Жизнь вошла в прежнюю колею. Он вернулся на факультет, снова встретился с друзьями и, конечно, с Флоранс. Потрясенный неожиданным признанием, Люк спросил, в курсе ли она, и Жан-Клод, смутившись, очень серьезно ответил, что ни в коем случае не хочет, чтобы она знала. «Ты ведь не скажешь ей, правда? – рискнул он даже добавить. – Обещай мне ничего ей не говорить». Он догадывался, что Люк с его правдолюбием возразит: «Этого я тебе обещать не могу. Флоранс – замечательная девушка. Она имеет право знать. Если она узнает, что я знал и не сказал ей, она до конца жизни мне этого не простит и будет права…» Если это была тактическая хитрость, то она удалась. Девушки, жившие с Флоранс в одной квартире, намекали, что она ценила Жан-Клода, была к нему привязана, но он не привлекал ее физически. Одна даже сказала открытым текстом, что его вечно потное тело было ей противно, что она не выносила его прикосновений и не могла прикасаться к нему сама. Напрашивается мысль, что вернулась она только потому, что считала его тяжело больным… Так или иначе она вернулась, а два года спустя они отпраздновали помолвку.

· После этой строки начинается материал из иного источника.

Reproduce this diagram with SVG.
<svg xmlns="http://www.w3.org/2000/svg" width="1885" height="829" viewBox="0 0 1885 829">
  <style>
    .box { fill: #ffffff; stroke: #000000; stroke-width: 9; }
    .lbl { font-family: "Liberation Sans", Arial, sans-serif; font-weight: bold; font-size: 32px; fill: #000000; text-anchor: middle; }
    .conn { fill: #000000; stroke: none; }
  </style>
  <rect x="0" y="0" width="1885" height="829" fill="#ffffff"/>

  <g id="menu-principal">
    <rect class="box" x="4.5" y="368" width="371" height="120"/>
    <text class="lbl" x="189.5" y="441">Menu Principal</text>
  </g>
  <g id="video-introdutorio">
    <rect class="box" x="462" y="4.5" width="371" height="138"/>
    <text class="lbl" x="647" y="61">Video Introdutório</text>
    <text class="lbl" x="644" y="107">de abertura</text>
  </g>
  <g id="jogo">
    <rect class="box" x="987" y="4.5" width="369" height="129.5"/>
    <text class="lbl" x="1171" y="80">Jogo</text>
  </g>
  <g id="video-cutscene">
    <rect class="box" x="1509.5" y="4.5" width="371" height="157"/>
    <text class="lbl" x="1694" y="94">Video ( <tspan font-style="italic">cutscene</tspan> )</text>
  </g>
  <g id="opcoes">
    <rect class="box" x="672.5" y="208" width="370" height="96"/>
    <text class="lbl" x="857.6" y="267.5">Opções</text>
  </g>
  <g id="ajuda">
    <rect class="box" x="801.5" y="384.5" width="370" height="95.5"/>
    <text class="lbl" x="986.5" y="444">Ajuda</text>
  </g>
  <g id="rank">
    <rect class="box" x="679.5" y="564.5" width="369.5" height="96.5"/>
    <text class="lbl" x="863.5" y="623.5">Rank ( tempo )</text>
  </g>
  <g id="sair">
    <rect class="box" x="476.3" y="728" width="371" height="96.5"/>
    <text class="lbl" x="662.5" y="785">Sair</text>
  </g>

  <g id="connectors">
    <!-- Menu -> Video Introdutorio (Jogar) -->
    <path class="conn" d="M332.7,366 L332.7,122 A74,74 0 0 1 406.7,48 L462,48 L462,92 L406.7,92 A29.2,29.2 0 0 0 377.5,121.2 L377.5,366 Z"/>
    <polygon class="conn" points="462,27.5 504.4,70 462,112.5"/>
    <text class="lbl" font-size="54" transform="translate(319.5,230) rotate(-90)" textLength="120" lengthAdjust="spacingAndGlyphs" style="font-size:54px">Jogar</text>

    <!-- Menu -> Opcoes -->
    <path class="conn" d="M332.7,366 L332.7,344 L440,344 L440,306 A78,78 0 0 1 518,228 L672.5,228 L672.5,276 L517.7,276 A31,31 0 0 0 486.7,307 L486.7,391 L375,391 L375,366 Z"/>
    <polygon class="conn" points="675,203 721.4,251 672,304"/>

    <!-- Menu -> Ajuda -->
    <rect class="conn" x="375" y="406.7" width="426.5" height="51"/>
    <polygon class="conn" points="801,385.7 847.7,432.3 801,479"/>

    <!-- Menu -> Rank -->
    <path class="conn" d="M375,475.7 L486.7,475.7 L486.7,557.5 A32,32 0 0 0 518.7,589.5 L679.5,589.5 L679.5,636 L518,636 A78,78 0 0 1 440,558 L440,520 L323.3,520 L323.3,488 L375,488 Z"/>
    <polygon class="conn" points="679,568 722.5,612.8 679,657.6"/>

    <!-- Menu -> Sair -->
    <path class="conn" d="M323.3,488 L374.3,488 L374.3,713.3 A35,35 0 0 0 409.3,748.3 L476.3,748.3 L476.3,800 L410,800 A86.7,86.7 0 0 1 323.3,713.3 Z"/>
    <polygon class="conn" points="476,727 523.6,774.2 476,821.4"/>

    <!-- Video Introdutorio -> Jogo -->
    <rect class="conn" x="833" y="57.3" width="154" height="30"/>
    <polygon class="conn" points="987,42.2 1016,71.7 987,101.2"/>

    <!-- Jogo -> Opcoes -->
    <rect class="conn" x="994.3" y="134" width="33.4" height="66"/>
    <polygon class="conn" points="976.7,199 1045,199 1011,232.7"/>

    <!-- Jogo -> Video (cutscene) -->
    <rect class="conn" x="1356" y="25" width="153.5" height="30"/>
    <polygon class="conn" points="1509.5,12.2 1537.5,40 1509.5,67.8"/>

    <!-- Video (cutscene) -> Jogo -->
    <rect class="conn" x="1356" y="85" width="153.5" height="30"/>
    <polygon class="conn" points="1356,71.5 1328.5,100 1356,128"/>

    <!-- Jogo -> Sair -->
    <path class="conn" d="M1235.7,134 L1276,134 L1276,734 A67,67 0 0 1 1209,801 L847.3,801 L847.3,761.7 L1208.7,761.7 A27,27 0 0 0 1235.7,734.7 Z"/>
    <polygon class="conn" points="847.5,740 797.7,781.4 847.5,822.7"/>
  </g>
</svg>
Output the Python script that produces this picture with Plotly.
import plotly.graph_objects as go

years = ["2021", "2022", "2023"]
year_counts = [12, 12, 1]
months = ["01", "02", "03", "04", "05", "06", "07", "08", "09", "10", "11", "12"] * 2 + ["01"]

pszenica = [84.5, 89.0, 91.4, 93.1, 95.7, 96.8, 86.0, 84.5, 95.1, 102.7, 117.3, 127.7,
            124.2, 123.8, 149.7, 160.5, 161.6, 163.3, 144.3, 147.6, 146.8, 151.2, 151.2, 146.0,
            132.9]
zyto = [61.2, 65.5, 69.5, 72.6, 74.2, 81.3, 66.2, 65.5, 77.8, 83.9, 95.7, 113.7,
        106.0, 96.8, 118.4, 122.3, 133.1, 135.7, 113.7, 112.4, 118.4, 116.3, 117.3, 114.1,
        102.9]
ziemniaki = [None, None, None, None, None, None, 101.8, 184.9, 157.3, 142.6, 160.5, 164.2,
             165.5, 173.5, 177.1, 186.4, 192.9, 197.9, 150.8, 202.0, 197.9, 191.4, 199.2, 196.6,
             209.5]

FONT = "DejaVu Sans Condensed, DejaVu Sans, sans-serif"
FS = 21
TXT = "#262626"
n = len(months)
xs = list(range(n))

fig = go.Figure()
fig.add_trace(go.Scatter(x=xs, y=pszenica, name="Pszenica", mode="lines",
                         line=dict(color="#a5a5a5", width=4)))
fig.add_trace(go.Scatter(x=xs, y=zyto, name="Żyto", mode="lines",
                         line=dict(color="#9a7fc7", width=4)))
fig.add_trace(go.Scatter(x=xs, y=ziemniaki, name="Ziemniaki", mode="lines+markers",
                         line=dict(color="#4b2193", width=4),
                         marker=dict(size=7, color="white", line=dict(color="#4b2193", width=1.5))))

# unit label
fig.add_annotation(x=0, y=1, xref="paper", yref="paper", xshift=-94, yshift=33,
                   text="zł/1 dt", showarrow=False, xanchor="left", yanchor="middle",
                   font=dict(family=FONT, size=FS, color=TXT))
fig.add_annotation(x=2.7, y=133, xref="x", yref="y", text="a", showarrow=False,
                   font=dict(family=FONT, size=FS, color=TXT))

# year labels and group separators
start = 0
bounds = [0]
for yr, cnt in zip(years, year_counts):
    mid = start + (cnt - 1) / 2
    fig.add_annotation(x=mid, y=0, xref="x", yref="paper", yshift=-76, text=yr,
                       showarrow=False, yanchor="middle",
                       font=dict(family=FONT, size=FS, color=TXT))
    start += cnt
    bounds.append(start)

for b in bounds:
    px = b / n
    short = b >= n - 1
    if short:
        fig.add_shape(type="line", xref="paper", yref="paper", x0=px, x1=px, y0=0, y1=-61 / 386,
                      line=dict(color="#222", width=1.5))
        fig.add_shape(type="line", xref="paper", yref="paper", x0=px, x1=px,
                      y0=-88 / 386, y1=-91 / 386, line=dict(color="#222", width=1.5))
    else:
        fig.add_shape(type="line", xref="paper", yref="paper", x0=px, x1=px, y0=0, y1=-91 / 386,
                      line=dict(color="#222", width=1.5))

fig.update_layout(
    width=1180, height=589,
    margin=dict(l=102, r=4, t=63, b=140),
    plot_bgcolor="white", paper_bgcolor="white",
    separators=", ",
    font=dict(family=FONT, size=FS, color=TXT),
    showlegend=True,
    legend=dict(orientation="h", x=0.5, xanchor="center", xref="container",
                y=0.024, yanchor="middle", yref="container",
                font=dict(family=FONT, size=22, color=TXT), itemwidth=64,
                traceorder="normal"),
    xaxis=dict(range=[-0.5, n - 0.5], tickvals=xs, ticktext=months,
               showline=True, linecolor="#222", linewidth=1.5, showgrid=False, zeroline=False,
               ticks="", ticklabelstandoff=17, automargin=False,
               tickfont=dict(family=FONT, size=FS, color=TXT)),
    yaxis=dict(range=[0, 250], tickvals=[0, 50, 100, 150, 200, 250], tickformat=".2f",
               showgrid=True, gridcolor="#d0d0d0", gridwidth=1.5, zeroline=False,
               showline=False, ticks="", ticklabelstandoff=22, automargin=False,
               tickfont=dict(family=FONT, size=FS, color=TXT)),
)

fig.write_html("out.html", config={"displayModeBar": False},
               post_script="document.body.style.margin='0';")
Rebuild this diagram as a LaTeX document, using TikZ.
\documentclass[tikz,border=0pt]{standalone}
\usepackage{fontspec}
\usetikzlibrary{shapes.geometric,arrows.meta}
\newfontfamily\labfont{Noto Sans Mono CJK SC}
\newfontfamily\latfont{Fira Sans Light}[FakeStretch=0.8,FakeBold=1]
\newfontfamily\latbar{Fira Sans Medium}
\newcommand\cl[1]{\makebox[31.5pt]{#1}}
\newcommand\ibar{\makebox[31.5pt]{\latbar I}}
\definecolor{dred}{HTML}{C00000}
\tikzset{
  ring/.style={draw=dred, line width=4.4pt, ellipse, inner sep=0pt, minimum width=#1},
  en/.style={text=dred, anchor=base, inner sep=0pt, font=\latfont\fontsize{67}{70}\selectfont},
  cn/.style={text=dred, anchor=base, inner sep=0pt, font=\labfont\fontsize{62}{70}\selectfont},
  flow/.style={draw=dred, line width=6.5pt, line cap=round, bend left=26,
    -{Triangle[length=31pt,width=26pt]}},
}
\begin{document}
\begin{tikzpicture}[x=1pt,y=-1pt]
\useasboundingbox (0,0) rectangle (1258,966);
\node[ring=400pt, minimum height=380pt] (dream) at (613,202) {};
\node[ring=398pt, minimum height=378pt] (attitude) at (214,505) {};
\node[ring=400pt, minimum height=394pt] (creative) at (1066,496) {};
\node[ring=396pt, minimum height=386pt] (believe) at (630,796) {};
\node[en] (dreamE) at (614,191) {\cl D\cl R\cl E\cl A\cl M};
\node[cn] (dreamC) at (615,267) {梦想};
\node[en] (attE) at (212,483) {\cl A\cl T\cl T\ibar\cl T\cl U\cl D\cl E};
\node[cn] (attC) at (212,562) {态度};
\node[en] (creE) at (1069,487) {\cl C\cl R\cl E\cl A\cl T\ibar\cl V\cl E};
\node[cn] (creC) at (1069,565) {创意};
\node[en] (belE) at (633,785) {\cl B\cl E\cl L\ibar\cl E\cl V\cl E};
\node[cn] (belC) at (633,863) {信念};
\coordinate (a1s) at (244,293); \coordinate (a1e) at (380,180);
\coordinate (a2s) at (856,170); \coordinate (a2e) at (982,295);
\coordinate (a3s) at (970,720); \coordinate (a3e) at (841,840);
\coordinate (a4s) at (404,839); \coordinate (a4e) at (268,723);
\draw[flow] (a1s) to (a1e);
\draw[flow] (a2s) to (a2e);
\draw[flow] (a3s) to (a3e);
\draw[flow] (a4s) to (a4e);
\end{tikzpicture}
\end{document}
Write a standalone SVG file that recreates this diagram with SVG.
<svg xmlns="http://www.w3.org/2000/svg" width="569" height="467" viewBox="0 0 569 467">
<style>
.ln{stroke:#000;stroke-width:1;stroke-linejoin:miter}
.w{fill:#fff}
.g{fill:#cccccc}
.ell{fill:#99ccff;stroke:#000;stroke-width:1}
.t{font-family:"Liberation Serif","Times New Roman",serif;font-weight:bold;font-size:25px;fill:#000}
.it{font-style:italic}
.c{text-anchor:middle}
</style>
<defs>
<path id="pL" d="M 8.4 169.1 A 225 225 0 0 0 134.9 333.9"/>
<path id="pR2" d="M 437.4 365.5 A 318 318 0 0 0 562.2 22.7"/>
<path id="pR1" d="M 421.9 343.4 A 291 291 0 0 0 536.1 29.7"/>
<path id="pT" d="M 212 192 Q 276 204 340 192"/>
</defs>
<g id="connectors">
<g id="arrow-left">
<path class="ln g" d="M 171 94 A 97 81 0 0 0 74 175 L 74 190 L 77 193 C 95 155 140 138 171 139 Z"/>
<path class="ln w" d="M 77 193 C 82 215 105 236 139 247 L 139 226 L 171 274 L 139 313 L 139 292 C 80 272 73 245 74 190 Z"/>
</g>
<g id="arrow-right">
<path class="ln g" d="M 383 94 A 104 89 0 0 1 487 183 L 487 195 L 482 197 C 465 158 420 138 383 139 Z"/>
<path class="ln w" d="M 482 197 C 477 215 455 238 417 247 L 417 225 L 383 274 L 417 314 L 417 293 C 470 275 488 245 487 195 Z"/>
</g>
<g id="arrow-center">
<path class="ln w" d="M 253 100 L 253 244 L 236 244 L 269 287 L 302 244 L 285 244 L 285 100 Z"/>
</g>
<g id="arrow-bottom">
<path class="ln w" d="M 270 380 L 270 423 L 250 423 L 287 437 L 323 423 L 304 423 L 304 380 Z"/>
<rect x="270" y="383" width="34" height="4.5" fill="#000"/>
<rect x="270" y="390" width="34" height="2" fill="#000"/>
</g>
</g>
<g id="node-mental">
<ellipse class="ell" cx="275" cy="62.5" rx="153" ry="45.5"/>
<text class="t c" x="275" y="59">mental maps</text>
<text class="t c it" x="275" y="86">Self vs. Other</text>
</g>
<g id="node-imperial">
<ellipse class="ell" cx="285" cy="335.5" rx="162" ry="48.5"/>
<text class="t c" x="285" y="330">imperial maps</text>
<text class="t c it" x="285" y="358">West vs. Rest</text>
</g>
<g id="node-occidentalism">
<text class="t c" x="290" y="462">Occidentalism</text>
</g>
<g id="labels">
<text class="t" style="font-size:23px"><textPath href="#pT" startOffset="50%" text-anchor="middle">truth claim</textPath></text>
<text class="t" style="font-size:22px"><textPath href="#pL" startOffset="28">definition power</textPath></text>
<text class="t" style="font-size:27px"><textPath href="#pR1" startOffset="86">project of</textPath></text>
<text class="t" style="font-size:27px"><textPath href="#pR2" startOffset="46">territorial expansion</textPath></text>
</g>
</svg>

В деле фигурирует один поразительный административный документ – переписка между студентом второго курса Жан-Клодом Романом и деканатом медицинского факультета Лионского университета с 1975 по 1986 год. Дважды во время вступительных экзаменов третьего курса он посылал письма, в которых объяснял свою неявку состоянием здоровья. К письмам приложены медицинские справки за подписью разных врачей, которые, не указывая заболевания, предписывают домашний режим на неделю или две – по времени, увы, совпадающие с экзаменами. В 1978 году – формулировка та же, но справка, которая должна прилагаться, отсутствует. Далее следуют несколько писем с напоминаниями, на которые он отвечает, ссылаясь на пресловутую справку, как если бы она действительно была. Так сказать, строит дурачка, и эта тактика себя оправдывает: его уведомляют, что пересдавать в сентябре ему не разрешается. Но нигде не оговаривается, что ему запрещено заново зачислиться на второй курс. Это он и делал с завидным постоянством до 1985 года. Каждый год осенью он получал из деканата новый студенческий билет, а из экзаменационной комиссии – одно и то же письмо за подписью декана, запрещающее пересдачу в сентябре. Только в ноябре 1986 года новая заведующая поинтересовалась, нельзя ли запретить студенту Роману не только пересдавать экзамены, но и заново зачисляться. Ей ответили, что такой случай положениями не предусмотрен. Она вызвала студента-призрака для объяснений, тот не явился и, надо полагать, встревоженный такой переменой тона, больше не подавал признаков жизни.
Говоря об этих годах учебы, все – судья, обвинение и защита – выражали изумление, и он его полностью разделял. «Я бы сам не поверил, – сказал он, – что такое возможно».
Он мог, конечно, надеяться на бюрократическую систему и успокаивать себя мыслью, что он – лишь номер в ведомостях, но не ожидал, что ему удастся двенадцать лет подряд зачисляться на второй курс медицинского факультета. Заподозрить неладное в любом случае должны были гораздо раньше – те, для кого он был не номером, а другом Жан-Клодом, женихом Жан-Клодом. Однако ничего подобного не произошло. Он ходил на лекции, занимался в университетской библиотеке. У него дома на столе лежали те же учебники и ксерокопии, что и у всех, и он по-прежнему давал свои конспекты менее старательным студентам.